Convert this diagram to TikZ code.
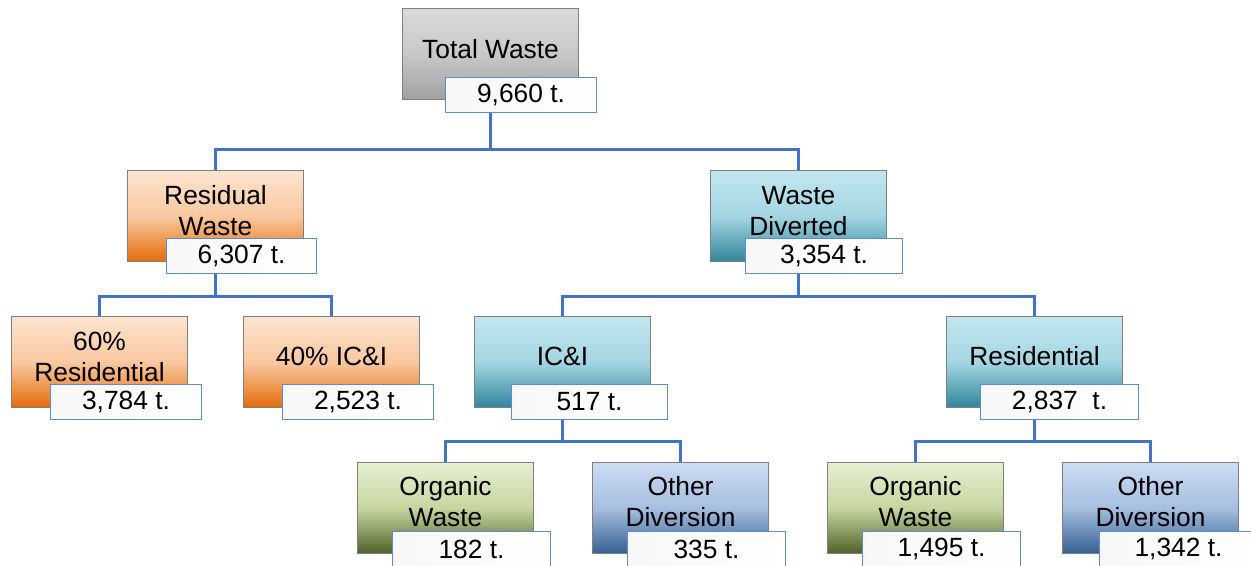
\documentclass[tikz,border=0pt]{standalone}
\usepackage{fontspec}
\setmainfont{Liberation Sans}
\definecolor{linkblue}{HTML}{4472C4}
\definecolor{valblue}{HTML}{5B8BD0}
\definecolor{boxedge}{HTML}{7F7F7F}
\tikzset{
  box/.style={draw=boxedge, line width=0.6pt, anchor=north west, inner sep=0pt,
    minimum width=3.52cm, minimum height=1.82cm},
  greybox/.style={box, top color={rgb,255:red,218;green,218;blue,218}, bottom color={rgb,255:red,160;green,160;blue,160}, middle color={rgb,255:red,200;green,200;blue,200}},
  orangebox/.style={box, top color={rgb,255:red,253;green,228;blue,208}, bottom color={rgb,255:red,228;green,108;blue,10}, middle color={rgb,255:red,249;green,200;blue,160}},
  tealbox/.style={box, top color={rgb,255:red,194;green,230;blue,239}, bottom color={rgb,255:red,49;green,133;blue,155}, middle color={rgb,255:red,164;green,214;blue,226}},
  greenbox/.style={box, top color={rgb,255:red,230;green,239;blue,210}, bottom color={rgb,255:red,79;green,98;blue,40}, middle color={rgb,255:red,198;green,214;blue,160}},
  bluebox/.style={box, top color={rgb,255:red,204;green,220;blue,242}, bottom color={rgb,255:red,54;green,96;blue,146}, middle color={rgb,255:red,166;green,190;blue,224}},
  txt/.style={align=center, inner sep=0pt, font=\fontsize{15}{17.6}\selectfont},
  val/.style={draw=valblue, line width=0.6pt, anchor=north west, inner sep=0pt,
    left color=black!3, right color=white, minimum height=0.7cm,
    font=\fontsize{15}{17.6}\selectfont},
  link/.style={draw=linkblue, line width=1.7pt}
}
\begin{document}
\begin{tikzpicture}[x=0.02cm, y=-0.02cm]
  \useasboundingbox (0,0) rectangle (1251,565);
  \clip (0,0) rectangle (1251,565);

  % level 1
  \node[greybox] (tw) at (402,8) {};
  \node[txt] (twt) at ([yshift=0.1cm]tw.center) {Total Waste};
  \node[val, minimum width=3.02cm] (twv) at (445,77) {9,660 t.};

  % level 2
  \node[orangebox] (rw) at (127,170) {};
  \node[txt] (rwt) at ([yshift=0.1cm]rw.center) {Residual\\Waste};
  \node[tealbox] (wd) at (710,170) {};
  \node[txt] (wdt) at ([yshift=0.1cm]wd.center) {Waste\\Diverted};

  % level 3
  \node[orangebox] (rr) at (11,316) {};
  \node[txt] (rrt) at ([yshift=0.1cm]rr.center) {60\%\\Residential};
  \node[orangebox] (ri) at (243,316) {};
  \node[txt] (rit) at ([yshift=0.11cm]ri.center) {40\% IC\&I};
  \node[tealbox] (dic) at (474,316) {};
  \node[txt] (dict) at ([yshift=0.11cm]dic.center) {IC\&I};
  \node[tealbox] (dres) at (946,316) {};
  \node[txt] (drest) at ([yshift=0.11cm]dres.center) {Residential};

  % level 4
  \node[greenbox] (io) at (357,462) {};
  \node[txt] (iot) at ([yshift=0.12cm]io.center) {Organic\\Waste};
  \node[bluebox] (id) at (592,462) {};
  \node[txt] (idt) at ([yshift=0.12cm]id.center) {Other\\Diversion};
  \node[greenbox] (ro) at (827,462) {};
  \node[txt] (rot) at ([yshift=0.12cm]ro.center) {Organic\\Waste};
  \node[bluebox] (rd) at (1062,462) {};
  \node[txt] (rdt) at ([yshift=0.12cm]rd.center) {Other\\Diversion};

  % value boxes
  \node[val, minimum width=3.00cm] (rwv) at (166,238) {6,307 t.};
  \node[val, minimum width=3.14cm] (wdv) at (745,238) {3,354 t.};
  \node[val, minimum width=3.02cm] (rrv) at (50,384) {3,784 t.};
  \node[val, minimum width=3.02cm] (riv) at (282,384) {2,523 t.};
  \node[val, minimum width=3.12cm] (dicv) at (511,384) {517 t.};
  \node[val, minimum width=3.16cm] (dresv) at (980,384) {2,837~~t.};
  \node[val, minimum width=3.16cm] (iov) at (392,531) {182 t.};
  \node[val, minimum width=3.16cm] (idv) at (627,531) {335 t.};
  \node[val, minimum width=3.16cm] (rov) at (862,531) {1,495 t.};
  \node[val, minimum width=3.16cm] (rdv) at (1099,531) {1,342 t.};

  % connectors
  \draw[link] (tw.center |- twv.south) -- ++(0,36) -| (rw.north);
  \draw[link] (tw.center |- twv.south) -- ++(0,36) -| (wd.north);
  \draw[link] (rw.center |- rwv.south) -- ++(0,22) -| (rr.north);
  \draw[link] (rw.center |- rwv.south) -- ++(0,22) -| (ri.north);
  \draw[link] (wd.center |- wdv.south) -- ++(0,22) -| (dic.north);
  \draw[link] (wd.center |- wdv.south) -- ++(0,22) -| (dres.north);
  \draw[link] (dic.center |- dicv.south) -- ++(0,21) -| (io.north);
  \draw[link] (dic.center |- dicv.south) -- ++(0,21) -| (id.north);
  \draw[link] (dres.center |- dresv.south) -- ++(0,21) -| (ro.north);
  \draw[link] (dres.center |- dresv.south) -- ++(0,21) -| (rd.north);
\end{tikzpicture}
\end{document}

○ ○ ○ ○

Return to the listing above and set it down exactly, leaving out its pictures.

Convert this diagram to TikZ code.
\documentclass[tikz,border=0pt]{standalone}
\usepackage{fontspec}
\setmainfont{Liberation Sans}
\definecolor{linkblue}{HTML}{4472C4}
\definecolor{valblue}{HTML}{5B8BD0}
\definecolor{boxedge}{HTML}{7F7F7F}
\tikzset{
  box/.style={draw=boxedge, line width=0.6pt, anchor=north west, inner sep=0pt,
    minimum width=3.52cm, minimum height=1.82cm},
  greybox/.style={box, top color={rgb,255:red,218;green,218;blue,218}, bottom color={rgb,255:red,160;green,160;blue,160}, middle color={rgb,255:red,200;green,200;blue,200}},
  orangebox/.style={box, top color={rgb,255:red,253;green,228;blue,208}, bottom color={rgb,255:red,228;green,108;blue,10}, middle color={rgb,255:red,249;green,200;blue,160}},
  tealbox/.style={box, top color={rgb,255:red,194;green,230;blue,239}, bottom color={rgb,255:red,49;green,133;blue,155}, middle color={rgb,255:red,164;green,214;blue,226}},
  greenbox/.style={box, top color={rgb,255:red,230;green,239;blue,210}, bottom color={rgb,255:red,79;green,98;blue,40}, middle color={rgb,255:red,198;green,214;blue,160}},
  bluebox/.style={box, top color={rgb,255:red,204;green,220;blue,242}, bottom color={rgb,255:red,54;green,96;blue,146}, middle color={rgb,255:red,166;green,190;blue,224}},
  txt/.style={align=center, inner sep=0pt, font=\fontsize{15}{17.6}\selectfont},
  val/.style={draw=valblue, line width=0.6pt, anchor=north west, inner sep=0pt,
    left color=black!3, right color=white, minimum height=0.7cm,
    font=\fontsize{15}{17.6}\selectfont},
  link/.style={draw=linkblue, line width=1.7pt}
}
\begin{document}
\begin{tikzpicture}[x=0.02cm, y=-0.02cm]
  \useasboundingbox (0,0) rectangle (1251,565);
  \clip (0,0) rectangle (1251,565);

  % level 1
  \node[greybox] (tw) at (402,8) {};
  \node[txt] (twt) at ([yshift=0.1cm]tw.center) {Total Waste};
  \node[val, minimum width=3.02cm] (twv) at (445,77) {9,660 t.};

  % level 2
  \node[orangebox] (rw) at (127,170) {};
  \node[txt] (rwt) at ([yshift=0.1cm]rw.center) {Residual\\Waste};
  \node[tealbox] (wd) at (710,170) {};
  \node[txt] (wdt) at ([yshift=0.1cm]wd.center) {Waste\\Diverted};

  % level 3
  \node[orangebox] (rr) at (11,316) {};
  \node[txt] (rrt) at ([yshift=0.1cm]rr.center) {60\%\\Residential};
  \node[orangebox] (ri) at (243,316) {};
  \node[txt] (rit) at ([yshift=0.11cm]ri.center) {40\% IC\&I};
  \node[tealbox] (dic) at (474,316) {};
  \node[txt] (dict) at ([yshift=0.11cm]dic.center) {IC\&I};
  \node[tealbox] (dres) at (946,316) {};
  \node[txt] (drest) at ([yshift=0.11cm]dres.center) {Residential};

  % level 4
  \node[greenbox] (io) at (357,462) {};
  \node[txt] (iot) at ([yshift=0.12cm]io.center) {Organic\\Waste};
  \node[bluebox] (id) at (592,462) {};
  \node[txt] (idt) at ([yshift=0.12cm]id.center) {Other\\Diversion};
  \node[greenbox] (ro) at (827,462) {};
  \node[txt] (rot) at ([yshift=0.12cm]ro.center) {Organic\\Waste};
  \node[bluebox] (rd) at (1062,462) {};
  \node[txt] (rdt) at ([yshift=0.12cm]rd.center) {Other\\Diversion};

  % value boxes
  \node[val, minimum width=3.00cm] (rwv) at (166,238) {6,307 t.};
  \node[val, minimum width=3.14cm] (wdv) at (745,238) {3,354 t.};
  \node[val, minimum width=3.02cm] (rrv) at (50,384) {3,784 t.};
  \node[val, minimum width=3.02cm] (riv) at (282,384) {2,523 t.};
  \node[val, minimum width=3.12cm] (dicv) at (511,384) {517 t.};
  \node[val, minimum width=3.16cm] (dresv) at (980,384) {2,837~~t.};
  \node[val, minimum width=3.16cm] (iov) at (392,531) {182 t.};
  \node[val, minimum width=3.16cm] (idv) at (627,531) {335 t.};
  \node[val, minimum width=3.16cm] (rov) at (862,531) {1,495 t.};
  \node[val, minimum width=3.16cm] (rdv) at (1099,531) {1,342 t.};

  % connectors
  \draw[link] (tw.center |- twv.south) -- ++(0,36) -| (rw.north);
  \draw[link] (tw.center |- twv.south) -- ++(0,36) -| (wd.north);
  \draw[link] (rw.center |- rwv.south) -- ++(0,22) -| (rr.north);
  \draw[link] (rw.center |- rwv.south) -- ++(0,22) -| (ri.north);
  \draw[link] (wd.center |- wdv.south) -- ++(0,22) -| (dic.north);
  \draw[link] (wd.center |- wdv.south) -- ++(0,22) -| (dres.north);
  \draw[link] (dic.center |- dicv.south) -- ++(0,21) -| (io.north);
  \draw[link] (dic.center |- dicv.south) -- ++(0,21) -| (id.north);
  \draw[link] (dres.center |- dresv.south) -- ++(0,21) -| (ro.north);
  \draw[link] (dres.center |- dresv.south) -- ++(0,21) -| (rd.north);
\end{tikzpicture}
\end{document}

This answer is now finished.